Para Bruno Langeani, do Instituto Sou da Paz, seria difícil restringir o uso dos drones, já que são produtos de uso civil, vendidos sem exigência de registro ou controle e operáveis até por crianças.

"Uma abordagem mais inteligente seria reforçar o controle de artefatos explosivos — que já são considerados produtos controlados pelo Exército — e coibir sua fabricação clandestina, como no caso das centenas de granadas artesanais apreendidas em comunidades do Rio de Janeiro."

A DJI, marca mais citada entre os drones apreendidos pela Polícia Federal, disse, em nota à BBC News Brasil, que "desenvolve tecnologias voltadas à segurança e responsabilidade, mantendo diálogo contínuo com autoridades em diversos países para apoiar operações mais seguras com drones."

A marca afirma que implementou recursos como sistemas avançados de geolocalização, identificação remota e ferramentas que permitem o monitoramento de drones em operação por autoridades qualificadas.

No Brasil, a empresa ressaltou a importância do cumprimento das normas que regem a operação e comercialização de drones, incluindo a homologação pela Agência Nacional de Telecomunicações (Anatel), o registro na Agência Nacional de Aviação Civil (Anac) e a observância dos requisitos de operação estabelecidos pelo Departamento de Controle do Espaço Aéreo (DECEA).

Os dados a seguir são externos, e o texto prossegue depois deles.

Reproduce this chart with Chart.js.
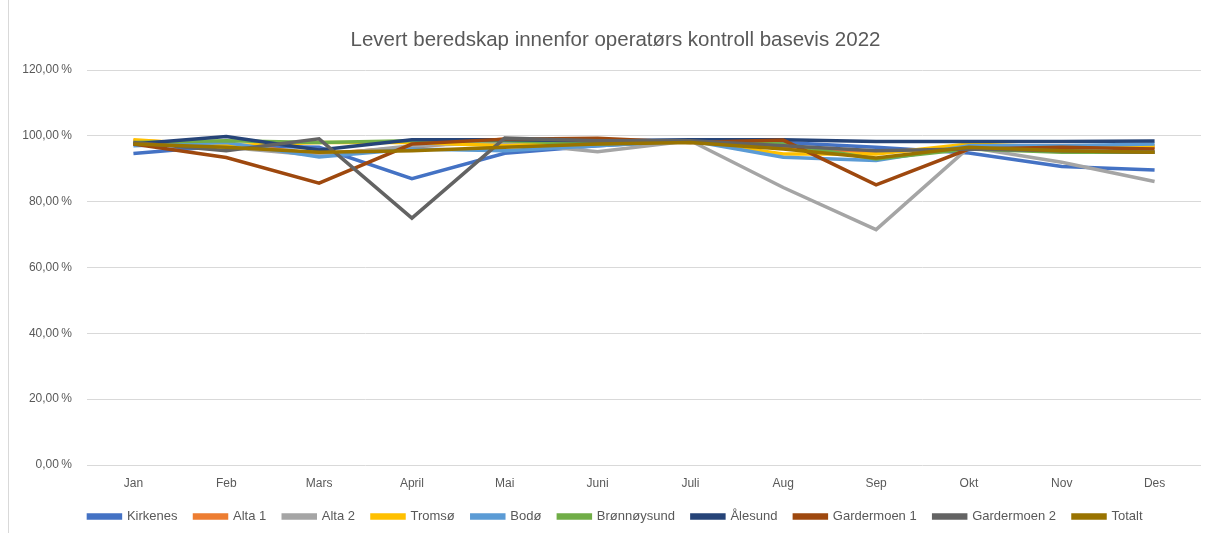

A marca disse ainda que apoia iniciativas "para orientar consumidores e operadores sobre a aquisição de drones devidamente homologados, com nota fiscal e rastreabilidade" e que "permanece à disposição das autoridades brasileiras para colaborar sempre que solicitado, e segue empenhada no aprimoramento constante de seus sistemas de segurança, com o objetivo de promover o uso responsável, ético e legal da tecnologia de drones no país."